Now it was Jake Edelman’s turn to smile. “No, sir, I do not. What I propose is a simple compromise, the art of political expediency. We have the names of all the Institute personnel. It was simple, once we cracked your computer code. We will be watching you. But—here is what I propose you do. I propose you change that speech of yours for tomorrow. I propose that, instead, you outline the plot exactly as you were going to—use the same scapegoats you intended to, except keep it to the dead and those quickly silenced. Then announce that the plot has been completely and thoroughly broken. Democracy is saved, freedom is restored. Slowly you will lift the state of emergency, and all constitutional guarantees are back in force right now. The computer ID system will be phased out. Military controls will be lifted. Slowly, the country will return to normal. Tell the people that Abraham Lincoln suspended constitutional guarantees during the Civil War, and instituted military government to save the nation, as you have. He then ended those measures; now you will, too. Slowly, over the next year, the majority of you in this room will retire or leave for better opportunities. After all, Mr. President, you’re nearing the end of your second term. It’s natural. You’ll retire a hero, an elder statesman. They’ll sing songs and write epic plays about you.

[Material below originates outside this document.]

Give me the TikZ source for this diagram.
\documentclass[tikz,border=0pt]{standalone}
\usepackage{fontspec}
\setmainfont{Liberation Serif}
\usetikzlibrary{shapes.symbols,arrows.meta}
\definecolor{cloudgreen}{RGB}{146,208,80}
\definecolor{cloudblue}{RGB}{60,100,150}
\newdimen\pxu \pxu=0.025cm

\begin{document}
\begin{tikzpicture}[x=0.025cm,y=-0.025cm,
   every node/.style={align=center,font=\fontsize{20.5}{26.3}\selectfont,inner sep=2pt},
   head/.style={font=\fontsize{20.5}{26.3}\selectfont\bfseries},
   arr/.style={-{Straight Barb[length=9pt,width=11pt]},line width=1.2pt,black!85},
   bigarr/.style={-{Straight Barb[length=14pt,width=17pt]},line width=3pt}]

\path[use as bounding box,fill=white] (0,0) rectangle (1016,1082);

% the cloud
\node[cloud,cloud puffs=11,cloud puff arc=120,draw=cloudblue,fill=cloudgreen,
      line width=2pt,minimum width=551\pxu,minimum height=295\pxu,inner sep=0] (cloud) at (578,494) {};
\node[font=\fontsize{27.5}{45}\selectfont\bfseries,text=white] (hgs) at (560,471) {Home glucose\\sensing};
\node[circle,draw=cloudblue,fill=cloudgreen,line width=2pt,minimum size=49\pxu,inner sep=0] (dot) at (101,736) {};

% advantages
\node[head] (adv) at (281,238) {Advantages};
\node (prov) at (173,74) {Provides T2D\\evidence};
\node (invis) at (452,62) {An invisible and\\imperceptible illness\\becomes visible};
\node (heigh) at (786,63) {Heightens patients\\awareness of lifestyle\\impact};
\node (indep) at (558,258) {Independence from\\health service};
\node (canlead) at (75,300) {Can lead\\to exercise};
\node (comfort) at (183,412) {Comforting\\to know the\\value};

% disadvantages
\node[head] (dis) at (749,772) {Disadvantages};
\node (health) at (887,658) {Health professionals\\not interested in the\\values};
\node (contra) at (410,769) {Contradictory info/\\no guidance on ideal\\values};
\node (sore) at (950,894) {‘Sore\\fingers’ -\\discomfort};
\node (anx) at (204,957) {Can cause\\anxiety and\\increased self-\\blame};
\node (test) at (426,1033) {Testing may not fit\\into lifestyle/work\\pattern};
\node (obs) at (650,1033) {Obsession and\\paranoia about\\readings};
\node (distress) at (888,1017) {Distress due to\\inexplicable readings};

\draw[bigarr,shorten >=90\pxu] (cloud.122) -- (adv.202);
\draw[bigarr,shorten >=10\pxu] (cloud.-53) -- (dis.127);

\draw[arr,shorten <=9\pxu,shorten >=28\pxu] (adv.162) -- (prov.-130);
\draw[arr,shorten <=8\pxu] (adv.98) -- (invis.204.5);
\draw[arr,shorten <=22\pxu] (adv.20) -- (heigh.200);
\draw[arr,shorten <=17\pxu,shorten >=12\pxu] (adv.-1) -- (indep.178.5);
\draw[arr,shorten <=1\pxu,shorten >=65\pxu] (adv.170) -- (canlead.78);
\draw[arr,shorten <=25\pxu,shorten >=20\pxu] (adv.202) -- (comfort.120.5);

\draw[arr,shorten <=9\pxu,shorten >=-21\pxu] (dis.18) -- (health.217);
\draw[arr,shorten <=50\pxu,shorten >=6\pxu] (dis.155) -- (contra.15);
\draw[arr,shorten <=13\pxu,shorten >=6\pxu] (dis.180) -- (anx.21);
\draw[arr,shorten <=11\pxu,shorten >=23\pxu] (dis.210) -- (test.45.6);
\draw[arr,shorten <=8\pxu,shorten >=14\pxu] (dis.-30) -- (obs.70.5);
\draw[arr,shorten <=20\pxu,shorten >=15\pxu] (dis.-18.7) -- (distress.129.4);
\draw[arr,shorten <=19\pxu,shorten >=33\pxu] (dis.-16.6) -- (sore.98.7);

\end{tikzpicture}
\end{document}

“Hell, they’ll probably build a giant granite statue of you on the Mall as a hero like Lincoln, and put you on the dime, you son of a bitch.”
Wainwright looked thoughtful. His eyes now left the blue cannister for the first time, going to the others in the room.
“Comment?”
“He’s bluffing!” one of them said. “We’re so close, we can’t give in now!” another echoed. But the majority had more pragmatic looks on their faces. Finally Wainwright exhaled and turned back to Edelman.
“We’ll have to check this, you know,” he said.
Edelman smiled. “Try and find a blue cannister, or a Wilderness Organism,” he invited. “Try and find the models. Your five-person team at NDCC are all dead now. They—ah, committed suicide.”
Wainwright gulped. “Leave that can there, for analysis,” he said.
Edelman shook his head. “Uh-uh. I need it with me. Find your own, if you can,” he said, and got up.
“Where do you think you’re going?” somebody asked.
“I’m going home, to a wife I haven’t seen in two and a half weeks,” he said wearily. “And tonight I’m going to wine her and dine her and romance her like there’s no tomorrow. And then I’m going to sleep. And when I wake up, I’m going to turn on my television and watch your speech, Mr. President. That’s what I’m going to do. I won’t be hard to find if you want me.”